Executive Summary
In the trading sessions of 2026, the market capitalization of gold recorded the largest single-day fluctuation in the history of financial markets, with the price movement gap reaching an unprecedented $5.5 trillion. This report from the Dhbna Caliber research center provides a quantitative reading of this volatility, which in its severity surpassed the 2008 financial crisis. We will analyze its impact on the global investment landscape and the structural shifts it signifies. At Dhbna Caliber, our mission is to provide independent and objective analysis to empower investors and researchers.
I. Quantitative Analysis of “The Golden Hour”
Markets witnessed an extraordinary hour in which the precious metal shed approximately $3.2 trillion of its total market value. This momentary contraction, which translates to a liquidity drain of about $58 billion per minute, did not last. The market swiftly moved to restore balance, reclaiming $2.3 trillion in value before the session’s close. This pattern of sharp, V-shaped price action reflects a fierce battle between major sovereign institutions and speculators around strategic support levels, a topic we continuously monitor in our Gold Price Analysis section.
| Metric | Value |
|---|---|
| Initial Market Cap Loss | $3.2 Trillion |
| Value Recovered | $2.3 Trillion |
| Net Daily Swing | $5.5 Trillion |
| Rate of Decline | ~$58 Billion / Minute |
II. Structural Comparison with Digital Assets (Bitcoin)

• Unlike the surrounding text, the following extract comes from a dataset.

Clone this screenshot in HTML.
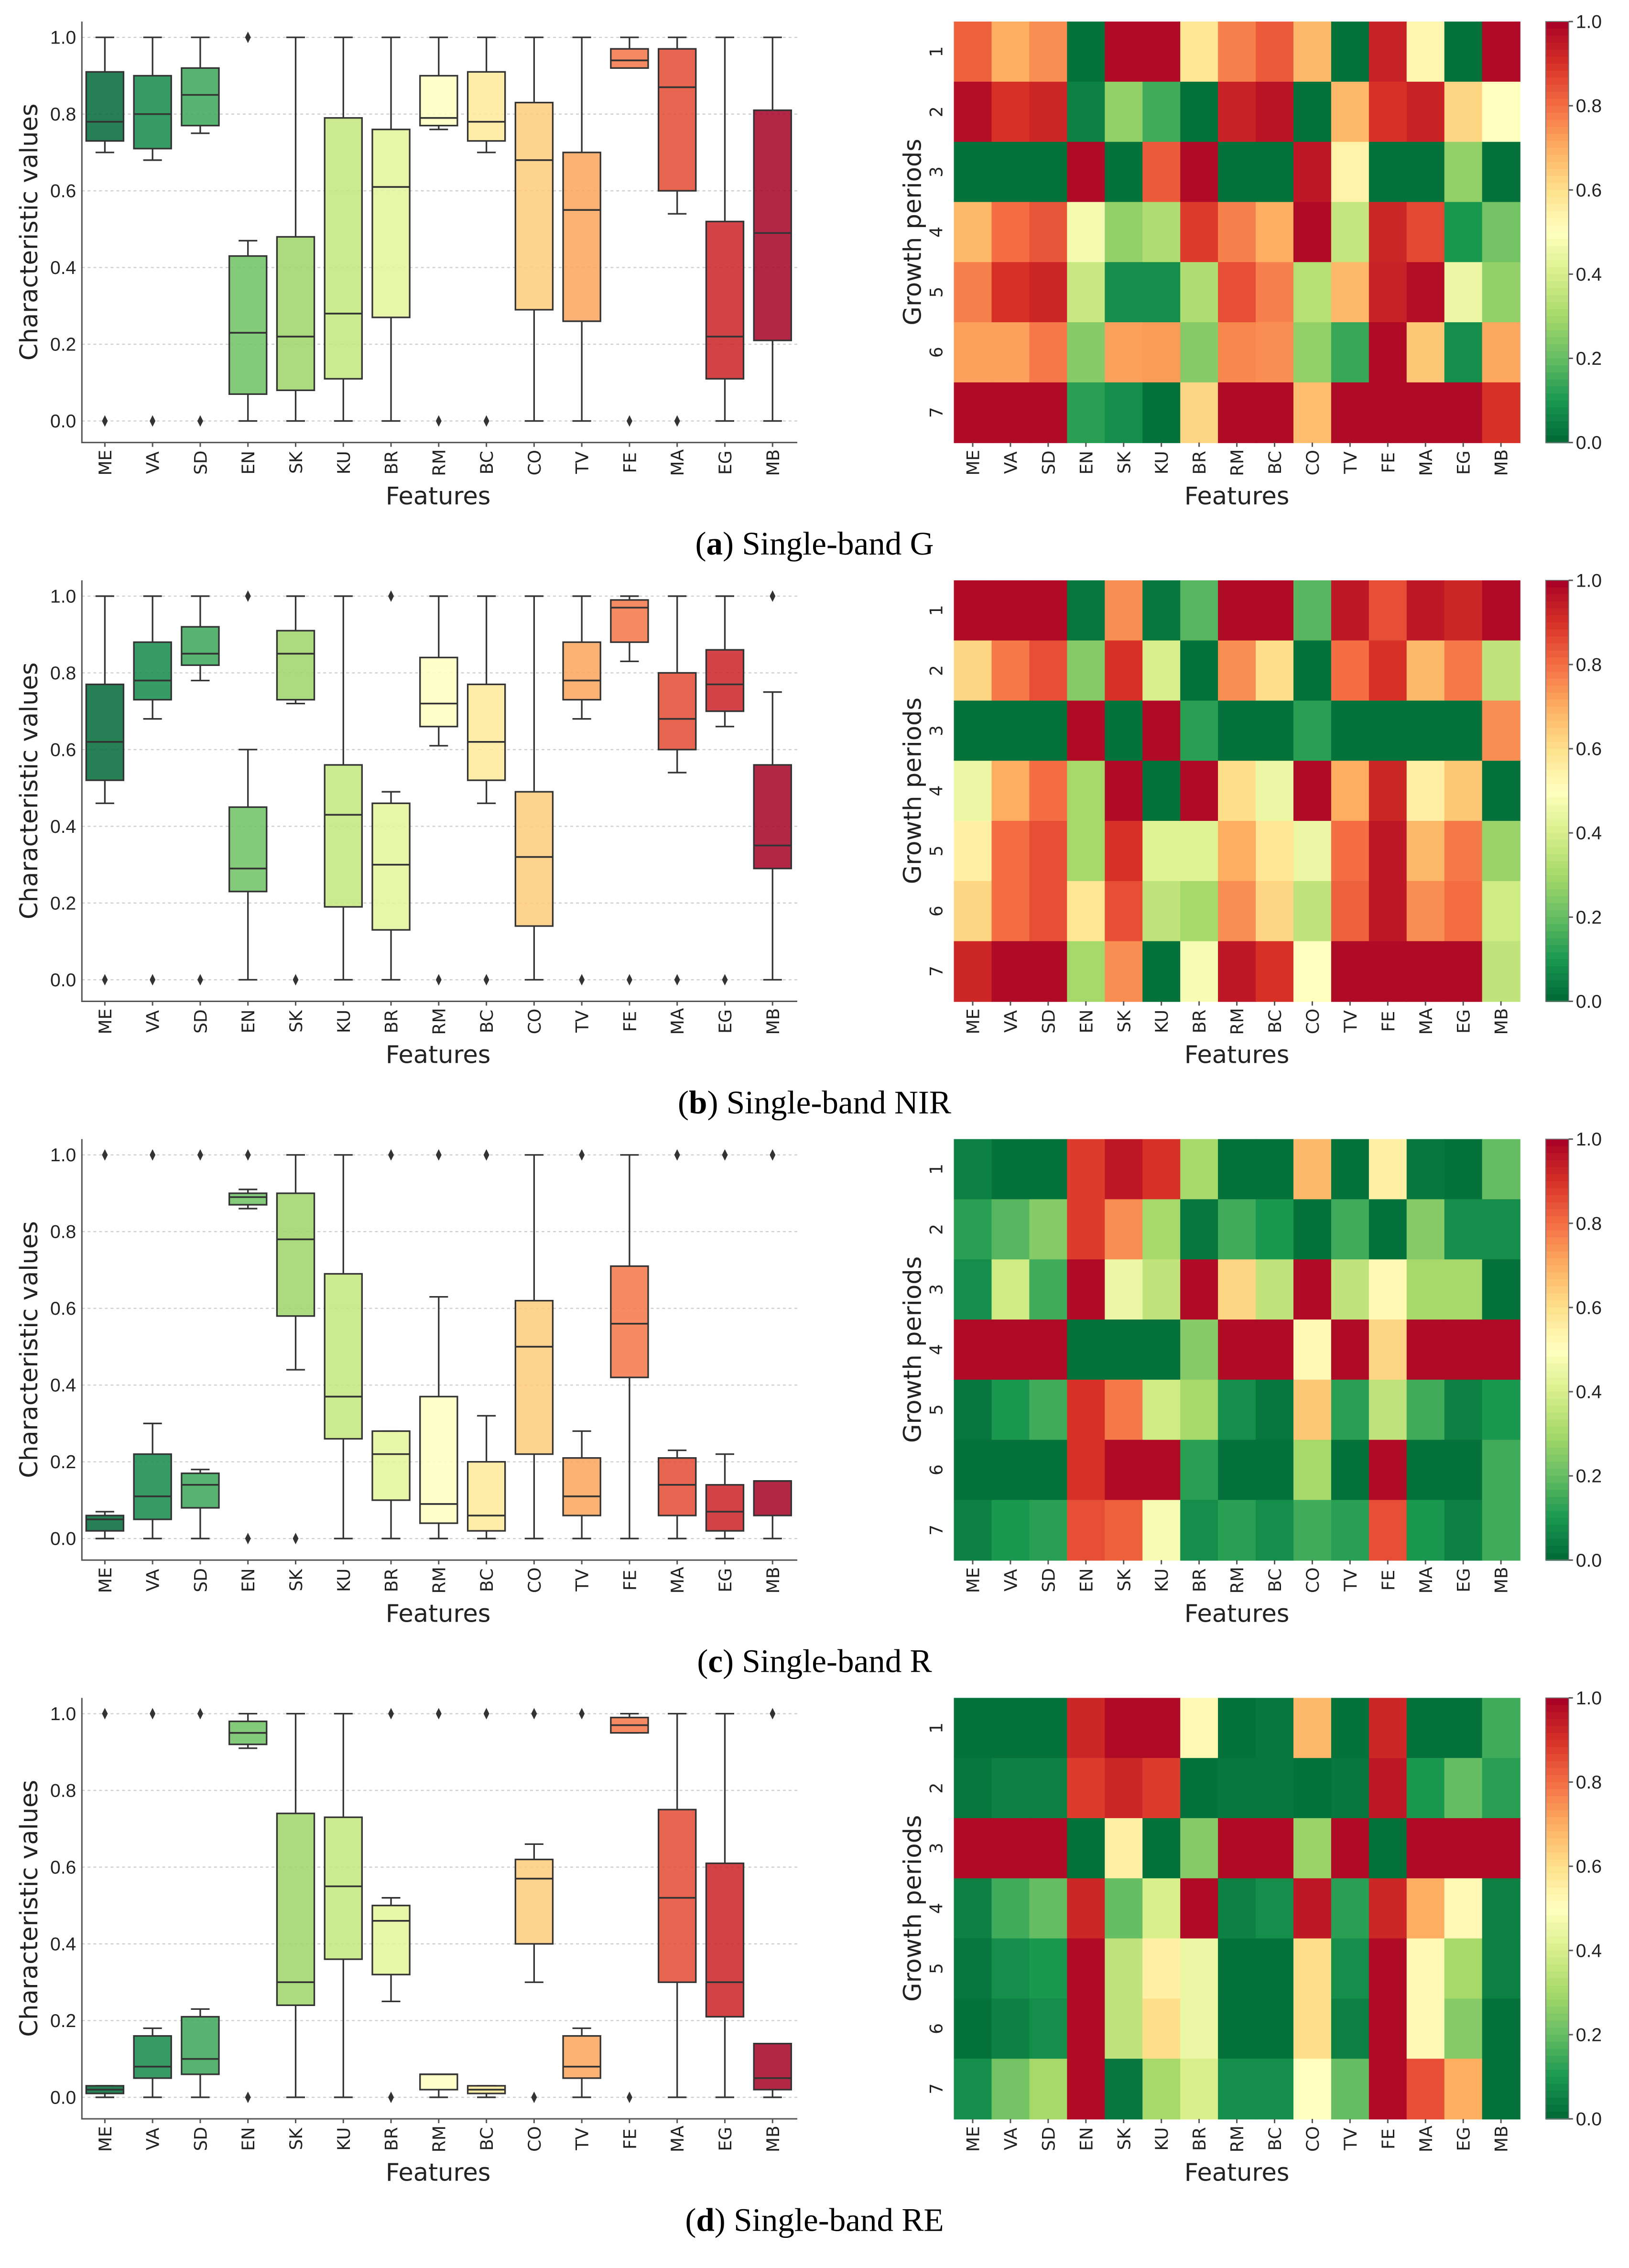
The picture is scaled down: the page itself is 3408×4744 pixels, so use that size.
<!DOCTYPE html>
<html><head><meta charset="utf-8">
<style>
html,body{margin:0;padding:0;background:#fff;}
svg{display:block;}
.tk{font-family:"Liberation Sans Narrow","Liberation Sans",sans-serif;font-size:13px;fill:#222;}
.cat{font-family:"DejaVu Sans","Liberation Sans",sans-serif;font-size:12px;fill:#222;}
.ax{font-family:"DejaVu Sans","Liberation Sans",sans-serif;font-size:17px;fill:#222;}
.cap{font-family:"Liberation Serif",serif;font-size:23px;fill:#000;}
</style></head>
<body>
<svg id="fig" width="3408" height="4744" viewBox="0 0 1134 1578.5" preserveAspectRatio="none" xmlns="http://www.w3.org/2000/svg"></svg>
<script>
const features=["ME","VA","SD","EN","SK","KU","BR","RM","BC","CO","TV","FE","MA","EG","MB"];
const periods=["1","2","3","4","5","6","7"];
const captions=[["a","Single-band G"],["b","Single-band NIR"],["c","Single-band R"],["d","Single-band RE"]];
const yTicks=[0,0.2,0.4,0.6,0.8,1.0];
const cbTicks=[0,0.2,0.4,0.6,0.8,1.0];
// boxplot stats per panel: [whiskerLow, q1, median, q3, whiskerHigh]
const boxA=[[.70,.73,.78,.91,1],[.68,.71,.80,.90,1],[.75,.77,.85,.92,1],[0,.07,.23,.43,.47],[0,.08,.22,.48,1],[0,.11,.28,.79,1],[0,.27,.61,.76,1],[.76,.77,.79,.90,1],[.70,.73,.78,.91,1],[0,.29,.68,.83,1],[0,.26,.55,.70,1],[.92,.92,.94,.97,1],[.54,.60,.87,.97,1],[0,.11,.22,.52,1],[0,.21,.49,.81,1]];
const outA=[[0],[0],[0],[1],[],[],[],[0],[0],[],[],[0],[0],[],[]];
const boxB=[[.46,.52,.62,.77,1],[.68,.73,.78,.88,1],[.78,.82,.85,.92,1],[0,.23,.29,.45,.60],[.72,.73,.85,.91,1],[0,.19,.43,.56,1],[0,.13,.30,.46,.49],[.61,.66,.72,.84,1],[.46,.52,.62,.77,1],[0,.14,.32,.49,1],[.68,.73,.78,.88,1],[.83,.88,.97,.99,1],[.54,.60,.68,.80,1],[.66,.70,.77,.86,1],[0,.29,.35,.56,.75]];
const outB=[[0],[0],[0],[1],[0],[],[1],[0],[0],[],[0],[0],[0],[0],[1]];
const boxC=[[0,.02,.05,.06,.07],[0,.05,.11,.22,.30],[0,.08,.14,.17,.18],[.86,.87,.89,.90,.91],[.44,.58,.78,.90,1],[0,.26,.37,.69,1],[0,.10,.22,.28,.28],[0,.04,.09,.37,.63],[0,.02,.06,.20,.32],[0,.22,.50,.62,1],[0,.06,.11,.21,.28],[0,.42,.56,.71,1],[0,.06,.14,.21,.23],[0,.02,.07,.14,.22],[0,.06,.15,.15,.15]];
const outC=[[1],[1],[1],[1,0],[0],[],[1],[1],[1],[],[1],[],[1],[1],[1]];
const boxD=[[0,.01,.02,.03,.03],[0,.05,.08,.16,.18],[0,.06,.10,.21,.23],[.91,.92,.95,.98,1],[0,.24,.30,.74,1],[0,.36,.55,.73,1],[.25,.32,.46,.50,.52],[0,.02,.06,.06,.06],[0,.01,.02,.03,.03],[.30,.40,.57,.62,.66],[0,.05,.08,.16,.18],[.95,.95,.97,.99,1],[0,.30,.52,.75,1],[0,.21,.30,.61,1],[0,.02,.05,.14,.14]];
const outD=[[1],[1],[1],[0],[],[],[1,0],[1],[1],[1,0],[1],[0],[],[],[1]];
const heatA=[[.82,.7,.75,.02,.98,.98,.58,.77,.83,.68,.02,.93,.53,.02,.98],[.97,.9,.92,.05,.27,.15,.02,.93,.96,.02,.68,.9,.93,.62,.5],[.02,.02,.02,.98,.02,.83,.98,.02,.02,.95,.54,.02,.02,.27,.02],[.68,.8,.84,.47,.27,.32,.88,.77,.7,.98,.36,.92,.86,.1,.22],[.77,.9,.92,.37,.08,.08,.32,.85,.77,.33,.68,.93,.97,.45,.27],[.72,.72,.78,.25,.72,.73,.25,.76,.75,.27,.14,.98,.65,.08,.71],[.98,.98,.98,.12,.08,.02,.62,.98,.98,.67,.98,.98,.98,.98,.9]];
const heatB=[[.98,.98,.98,.03,.75,.03,.18,.98,.98,.18,.95,.85,.95,.92,.98],[.62,.78,.85,.25,.9,.4,.02,.75,.6,.02,.8,.9,.68,.78,.35],[.02,.02,.02,.98,.02,.98,.12,.02,.02,.12,.02,.02,.02,.02,.75],[.45,.7,.8,.3,.98,.02,.98,.6,.45,.98,.7,.92,.55,.65,.02],[.55,.8,.85,.3,.9,.42,.42,.7,.58,.45,.8,.95,.68,.78,.28],[.62,.8,.85,.58,.85,.35,.3,.75,.62,.35,.82,.95,.75,.8,.38],[.92,.98,.98,.3,.75,.02,.48,.95,.9,.5,.98,.98,.98,.98,.35]];
const heatC=[[.05,.02,.02,.88,.95,.9,.3,.02,.02,.68,.02,.55,.03,.02,.2],[.12,.18,.25,.88,.75,.3,.03,.15,.1,.02,.15,.02,.25,.08,.08],[.08,.38,.15,.98,.45,.35,.98,.62,.35,.98,.35,.52,.3,.3,.02],[.98,.98,.98,.02,.02,.02,.25,.98,.98,.52,.98,.62,.98,.98,.98],[.03,.1,.15,.9,.78,.38,.3,.08,.03,.65,.12,.35,.15,.05,.1],[.02,.02,.02,.9,.98,.98,.12,.02,.02,.3,.02,.98,.02,.02,.15],[.05,.1,.12,.85,.82,.48,.08,.12,.08,.15,.12,.85,.1,.05,.15]];
const heatD=[[.02,.02,.02,.92,.98,.98,.52,.02,.03,.68,.02,.92,.02,.02,.15],[.03,.05,.05,.88,.92,.88,.02,.03,.03,.02,.03,.95,.1,.2,.12],[.98,.98,.98,.02,.55,.02,.25,.98,.98,.28,.98,.02,.98,.98,.98],[.05,.15,.2,.92,.2,.4,.98,.05,.08,.95,.12,.92,.7,.52,.05],[.03,.08,.1,.98,.35,.55,.45,.02,.02,.6,.08,.98,.52,.3,.05],[.02,.05,.08,.98,.35,.6,.45,.02,.02,.6,.05,.98,.52,.25,.02],[.08,.22,.3,.98,.03,.3,.4,.08,.08,.5,.2,.98,.85,.7,.02]];

const panels=[[boxA,outA,heatA],[boxB,outB,heatB],[boxC,outC,heatC],[boxD,outD,heatD]];
const stops=["#006837","#1a9850","#66bd63","#a6d96a","#d9ef8b","#ffffbf","#fee08b","#fdae61","#f46d43","#d73027","#a50026"];
function hex(h){return [1,3,5].map(i=>parseInt(h.substr(i,2),16));}
function cmap(v){v=Math.max(0,Math.min(1,v));const t=v*10,i=Math.min(9,Math.floor(t)),f=t-i;const a=hex(stops[i]),b=hex(stops[i+1]);return "rgb("+a.map((x,k)=>Math.round(x+(b[k]-x)*f)).join(",")+")";}
const NS="http://www.w3.org/2000/svg";
const svg=document.getElementById("fig");
function el(tag,attrs,parent,text){const e=document.createElementNS(NS,tag);for(const k in attrs)e.setAttribute(k,attrs[k]);if(text!==undefined)e.textContent=text;(parent||svg).appendChild(e);return e;}

panels.forEach((p,pi)=>{
  const [box,outs,heat]=p;
  const dy=pi*388.9;
  const g=el("g",{});
  
  
  // box plot axes
  const L=57,R=555,T=15+dy,B=308+dy;
  const y0=293+dy,y1=26+dy;
  const ys=v=>y0+(y1-y0)*v;
  const xs=i=>73+i*33.2;
  const bg=el("g",{},g);
  
  
  yTicks.forEach(t=>{
    const ln=el("line",{x1:L,x2:R,y1:ys(t),y2:ys(t),stroke:"#cfcfcf","stroke-width":0.8,"stroke-dasharray":"2,2"},bg);
    
    
    const tl=el("text",{x:L-4,y:ys(t)+4.5,"text-anchor":"end",class:"tk"},bg,t.toFixed(1));
    
    
  });
  const fr=el("path",{d:`M${L},${T}V${B}H${R}`,fill:"none",stroke:"#555","stroke-width":1},bg);
  
  
  box.forEach((s,i)=>{
    const x=xs(i),w=13;
    const c=cmap(i/14);
    const bx=el("g",{},bg);
    
    
    el("line",{x1:x,x2:x,y1:ys(s[0]),y2:ys(s[1]),stroke:"#333","stroke-width":1.1},bx);
    el("line",{x1:x,x2:x,y1:ys(s[3]),y2:ys(s[4]),stroke:"#333","stroke-width":1.1},bx);
    el("line",{x1:x-6.5,x2:x+6.5,y1:ys(s[0]),y2:ys(s[0]),stroke:"#333","stroke-width":1.1},bx);
    el("line",{x1:x-6.5,x2:x+6.5,y1:ys(s[4]),y2:ys(s[4]),stroke:"#333","stroke-width":1.1},bx);
    el("rect",{x:x-w,y:ys(s[3]),width:2*w,height:Math.max(0.8,ys(s[1])-ys(s[3])),fill:c,"fill-opacity":0.85,stroke:"#333","stroke-width":1.1},bx);
    el("line",{x1:x-w,x2:x+w,y1:ys(s[2]),y2:ys(s[2]),stroke:"#333","stroke-width":1.2},bx);
    outs[i].forEach(o=>{
      const d=el("path",{d:`M${x},${ys(o)-4}L${x+2},${ys(o)}L${x},${ys(o)+4}L${x-2},${ys(o)}Z`,fill:"#333"},bx);
      
      
    });
    el("line",{x1:x,x2:x,y1:B,y2:B+3,stroke:"#555"},bg);
    const cl=el("text",{x:0,y:0,class:"cat","text-anchor":"middle",transform:`translate(${x+4.5},${B+14}) rotate(-90)`},bg,features[i]);
    
    
  });
  const yt=el("text",{class:"ax","text-anchor":"middle",transform:`translate(26,${(T+B)/2}) rotate(-90)`},bg,"Characteristic values");
  
  
  const xt=el("text",{class:"ax","text-anchor":"middle",x:305,y:B+43},bg,"Features");
  
  

  // heatmap
  const hg=el("g",{},g);
  
  
  const HL=664,HR=1058,HT=15+dy,HB=308+dy;
  const cw=(HR-HL)/features.length,rh=(HB-HT)/periods.length;
  heat.forEach((row,r)=>{
    row.forEach((v,c)=>{
      const cell=el("rect",{x:HL+c*cw,y:HT+r*rh,width:cw+0.4,height:rh+0.4,fill:cmap(v)},hg);
      
      
    });
    const rl=el("text",{class:"cat","text-anchor":"middle",transform:`translate(${HL-8},${HT+(r+0.5)*rh}) rotate(-90)`},hg,periods[r]);
    
    
  });
  features.forEach((f,c)=>{
    const x=HL+(c+0.5)*cw;
    el("line",{x1:x,x2:x,y1:HB,y2:HB+3,stroke:"#555"},hg);
    const t=el("text",{class:"cat","text-anchor":"middle",transform:`translate(${x+4.5},${HB+14}) rotate(-90)`},hg,f);
    
    
  });
  const gp=el("text",{class:"ax","text-anchor":"middle",transform:`translate(641,${(HT+HB)/2}) rotate(-90)`},hg,"Growth periods");
  
  
  const hx=el("text",{class:"ax","text-anchor":"middle",x:861,y:HB+43},hg,"Features");
  
  
  // colorbar
  const cb=el("g",{},hg);
  
  
  const N=60,CX=1076,CW=16;
  for(let k=0;k<N;k++){
    el("rect",{x:CX,y:HT+(HB-HT)*k/N,width:CW,height:(HB-HT)/N+0.5,fill:cmap(1-(k+0.5)/N)},cb);
  }
  el("rect",{x:CX,y:HT,width:CW,height:HB-HT,fill:"none",stroke:"#777","stroke-width":0.6},cb);
  cbTicks.forEach(t=>{
    const y=HB-(HB-HT)*t;
    el("line",{x1:CX+CW,x2:CX+CW+3,y1:y,y2:y,stroke:"#555"},cb);
    const tl=el("text",{class:"tk",x:CX+CW+5,y:y+4.5},cb,t.toFixed(1));
    
    
  });
  // caption
  const cap=el("text",{class:"cap","text-anchor":"middle",x:567,y:386+dy},g);
  
  
  el("tspan",{},cap,"(");
  el("tspan",{"font-weight":"bold"},cap,captions[pi][0]);
  el("tspan",{},cap,") "+captions[pi][1]);
});
</script>
</body></html>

To place this event in a comparative context, the magnitude of the movement in gold’s market cap was more than three times the entire market cap of Bitcoin during its most volatile 6.5-hour cycle, which peaked at a rate of approximately $850 billion per hour. These figures underscore that gold’s market depth, despite its vastness, was subjected to unprecedented trading pressures. This makes the comparison between gold and high-risk digital assets an urgent necessity for understanding the current inflection point in the global monetary system.
| Asset | Single-Day Swing (Market Cap) | Comparative Scale |
|---|---|---|
| Gold | $5.5 Trillion | 3x Bitcoin’s Peak Value |
| Bitcoin | ~$0.85 Trillion (Peak Cycle) | ~15% of Gold’s Swing |
III. Historical Context: 2008 Crisis vs. 2026 Reality
Registered data at Dhbna Caliber indicates that the current Gold Market Cap Volatility 2026 has substantively surpassed the stress levels seen during the 2008 Global Financial Crisis. The nature of the two events, however, is fundamentally different.
| Aspect | 2008 Financial Crisis | 2026 Market Event |
|---|---|---|
| Primary Driver | Credit market collapse and a sudden, desperate flight to liquidity. | Comprehensive re-evaluation of all asset classes. |
| Causative Factors | Systemic failure in the banking and mortgage sectors. | Geopolitical inflation and strategic shifts in central bank reserves. |
| Market Response | A rush to safe havens (including Gold) out of fear. | A “price discovery” war between long-term holders and short-term speculators on Gold’s true value. |
IV. Trading Opportunities and Strategic Considerations
From a research perspective, these fluctuations represent one of the most significant historical trading opportunities for institutions that employ arbitrage and long-term hedging strategies. However, such an environment demands an unwavering commitment to risk management protocols. A thorough understanding of the Gold Essentials is no longer optional but a prerequisite for any market participant. The volatility underscores the necessity of a disciplined approach to capital allocation and position sizing.
Research Summary & Conclusion
The recording of a $5.5 trillion fluctuation in a single day is not merely a statistical anomaly; it is a clear signal of a new phase of “price discovery” in the gold market. We are facing a new reality characterized by immense liquidity that is, however, extremely sensitive to macroeconomic news and geopolitical shifts. This event confirms that while gold remains a cornerstone of the financial system, its path forward will be defined by a higher volatility threshold than previously understood.